The Irish landscape artist, graphic designer and illustrator Nora McGuinness was born in County Derry, Northern Ireland. She studied drawing and fine art painting at the Metropolitan School of Art, Dublin (now the National College of Art & Design), the Chelsea Polytechnic, London, and then (on the advice of Mainie Jellett and Evie Hone) under the French artist André l’Hote, in Paris.
From France, McGuiness moved to London, becoming a member of the avant-garde London Group, and from 1937-39 she lived in New York. After America, she returned to settle in Dublin in 1940. She was elected an honorary member of the Royal Hibernian Academy (RHA) in 1957 but resigned in 1969.
Nora McGuinness executed vivid, highly coloured, flattened landscape paintings, (as well as still-life and portrait art) in a spontaneous style influenced in part by the colourist Fauvist movement and the artist Lhote. Although her painting remained figurative, her work reveals the Cubist influence of Lhote, and she was associated with the modern movement in Ireland. A founder member of the Irish Exhibition of Living Art (she succeeded Mainie Jellet as President in 1944), McGuiness (like Maurice MacGonigal) first showed at the RHA in 1924 and became an honorary member (HRHA) in 1957. She exhibited her paintings and designs in Ireland at the Victor Waddington Galleries and The Dawson Gallery, Dublin, and in London at the Wertheim Gallery. Together with Nano Reid, she represented Ireland in the 1950 Venice Biennale.
In addition to paintings, Nora McGuinness executed a large number of book illustrations, theatre sets and costume designs during her career. She also designed the sales windows of Altman’s in New York and Brown Thomas, Grafton Street for over thirty years. In 1968, a retrospective for Nora McGuinness artworks, numbering over 100, was staged by the Douglas Hyde Gallery, Trinity College Dublin. Another retrospective took place at the Frederick Gallery, Dublin, in 1996.

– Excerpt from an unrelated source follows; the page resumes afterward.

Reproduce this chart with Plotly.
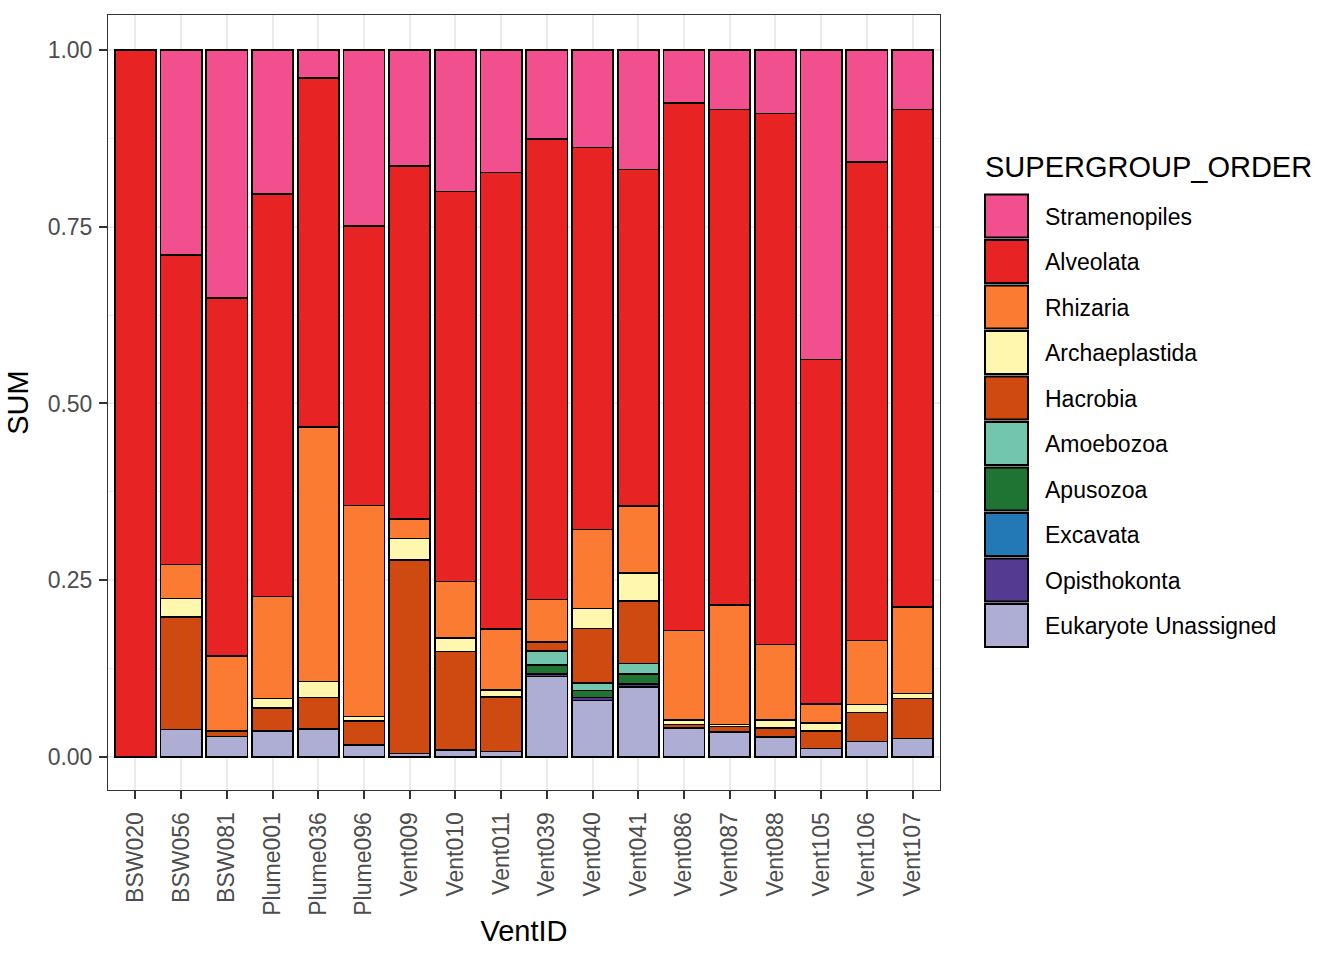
import plotly.graph_objects as go

# samples on the x axis
vent_ids = ['BSW020', 'BSW056', 'BSW081', 'Plume001', 'Plume036', 'Plume096',
            'Vent009', 'Vent010', 'Vent011', 'Vent039', 'Vent040', 'Vent041',
            'Vent086', 'Vent087', 'Vent088', 'Vent105', 'Vent106', 'Vent107']

# relative abundance per supergroup
stramenopiles = [0.000, 0.290, 0.351, 0.204, 0.040, 0.249, 0.164, 0.200, 0.173,
                 0.126, 0.138, 0.169, 0.075, 0.084, 0.090, 0.438, 0.158, 0.084]
alveolata = [1.000, 0.438, 0.506, 0.569, 0.493, 0.395, 0.499, 0.552, 0.646,
             0.651, 0.540, 0.476, 0.746, 0.701, 0.751, 0.487, 0.677, 0.704]
rhizaria = [0.000, 0.048, 0.106, 0.144, 0.360, 0.299, 0.028, 0.080, 0.086,
            0.060, 0.112, 0.095, 0.127, 0.169, 0.107, 0.027, 0.091, 0.122]
archaeplastida = [0.000, 0.026, 0.000, 0.014, 0.023, 0.006, 0.030, 0.019, 0.010,
                  0.000, 0.028, 0.039, 0.006, 0.003, 0.011, 0.011, 0.011, 0.007]
hacrobia = [0.000, 0.159, 0.008, 0.032, 0.044, 0.034, 0.274, 0.139, 0.077,
            0.013, 0.077, 0.089, 0.005, 0.008, 0.013, 0.025, 0.041, 0.057]
amoebozoa = [0.000, 0.000, 0.000, 0.000, 0.000, 0.000, 0.000, 0.000, 0.000,
             0.020, 0.011, 0.015, 0.000, 0.000, 0.000, 0.000, 0.000, 0.000]
apusozoa = [0.000, 0.000, 0.000, 0.000, 0.000, 0.000, 0.000, 0.000, 0.000,
            0.013, 0.010, 0.014, 0.000, 0.000, 0.000, 0.000, 0.000, 0.000]
excavata = [0.000] * 18
opisthokonta = [0.000, 0.000, 0.000, 0.000, 0.000, 0.000, 0.000, 0.000, 0.000,
                0.003, 0.004, 0.004, 0.000, 0.000, 0.000, 0.000, 0.000, 0.000]
eukaryote_unassigned = [0.000, 0.039, 0.029, 0.037, 0.040, 0.017, 0.005, 0.010, 0.008,
                        0.114, 0.080, 0.099, 0.041, 0.035, 0.028, 0.012, 0.022, 0.026]

groups = ['Stramenopiles', 'Alveolata', 'Rhizaria', 'Archaeplastida', 'Hacrobia',
          'Amoebozoa', 'Apusozoa', 'Excavata', 'Opisthokonta', 'Eukaryote Unassigned']
colors = ['#F24F8F', '#E72423', '#FC7B32', '#FFF7AE', '#CF4A10',
          '#72C6AE', '#1F7434', '#2279B5', '#543B91', '#AEAED4']
values = [stramenopiles, alveolata, rhizaria, archaeplastida, hacrobia,
          amoebozoa, apusozoa, excavata, opisthokonta, eukaryote_unassigned]

FONT = 'Liberation Sans, Arial, Helvetica, sans-serif'

fig = go.Figure()
# ggplot stacks the first level on top, so add from the bottom up
for name, col, vals in reversed(list(zip(groups, colors, values))):
    fig.add_trace(go.Bar(x=vent_ids, y=vals, name=name, width=0.9,
                         marker=dict(color=col, line=dict(color='black', width=1.6)),
                         showlegend=False))

# plot panel in pixels
L, R, T, B = 108, 940, 15, 790
W, H = 1344, 960


def px(x):
    return (x - L) / (R - L)


def py(y):
    return (B - y) / (B - T)


# hand-drawn legend to get ggplot-sized keys
shapes = []
annotations = [dict(text='SUPERGROUP_ORDER', x=px(983), y=py(167), xref='paper', yref='paper',
                    xanchor='left', yanchor='middle', showarrow=False,
                    font=dict(size=29, color='black', family=FONT))]
for i, (name, col) in enumerate(zip(groups, colors)):
    top = 194.5 + 45.5 * i
    shapes.append(dict(type='rect', xref='paper', yref='paper',
                       x0=px(985), x1=px(1028), y0=py(top + 43), y1=py(top),
                       fillcolor=col, line=dict(color='black', width=2)))
    annotations.append(dict(text=name, x=px(1043), y=py(top + 22), xref='paper', yref='paper',
                            xanchor='left', yanchor='middle', showarrow=False,
                            font=dict(size=23, color='black', family=FONT)))

fig.update_layout(
    barmode='stack', width=W, height=H,
    margin=dict(l=L, r=W - R, t=T, b=H - B, pad=0),
    plot_bgcolor='white', paper_bgcolor='white',
    font=dict(family=FONT, color='black'),
    shapes=shapes, annotations=annotations,
)
fig.update_xaxes(
    type='category', range=[-0.6, 17.6], automargin=False,
    showgrid=True, gridcolor='#EBEBEB', gridwidth=2,
    showline=True, mirror=True, linecolor='#333333', linewidth=1,
    ticks='outside', ticklen=8, tickwidth=1.5, tickcolor='#333333',
    tickangle=-90, ticklabelstandoff=4,
    tickfont=dict(size=23, color='#4D4D4D', family=FONT),
    title=dict(text='VentID', font=dict(size=29, color='black', family=FONT), standoff=5),
)
fig.update_yaxes(
    range=[-0.0467, 1.0495], automargin=False, zeroline=False,
    tickvals=[0, 0.25, 0.5, 0.75, 1.0], ticktext=['0.00', '0.25', '0.50', '0.75', '1.00'],
    showgrid=True, gridcolor='#EBEBEB', gridwidth=2,
    minor=dict(tickvals=[0.125, 0.375, 0.625, 0.875], showgrid=True,
               gridcolor='#EBEBEB', gridwidth=1, ticks=''),
    showline=True, mirror=True, linecolor='#333333', linewidth=1,
    ticks='outside', ticklen=8, tickwidth=1.5, tickcolor='#333333',
    ticklabelstandoff=2,
    tickfont=dict(size=23, color='#4D4D4D', family=FONT),
    title=dict(text='SUM', font=dict(size=29, color='black', family=FONT), standoff=10),
)

# drop the browser's default body margin so the figure sits at the page corner
fig.write_html('out.html', config={'displayModeBar': False},
               post_script="document.body.style.margin = '0';")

Her work appears in all the major Irish public collections – including: Hugh Lane Art Gallery, Dublin; Arts Council of Ireland; Arts Council of Northern Ireland; Ulster Museum, Belfast; Crawford Art Gallery, Cork; Irish Museum of Modern Art (IMMA), Dublin; National Gallery of Ireland, Dublin; University College Dublin; Waterford Art Gallery Collection; The Victoria and Albert Museum London; Meath County Council – as well as in several important overseas collections such as the Joseph H. Hirschorn collection in New York.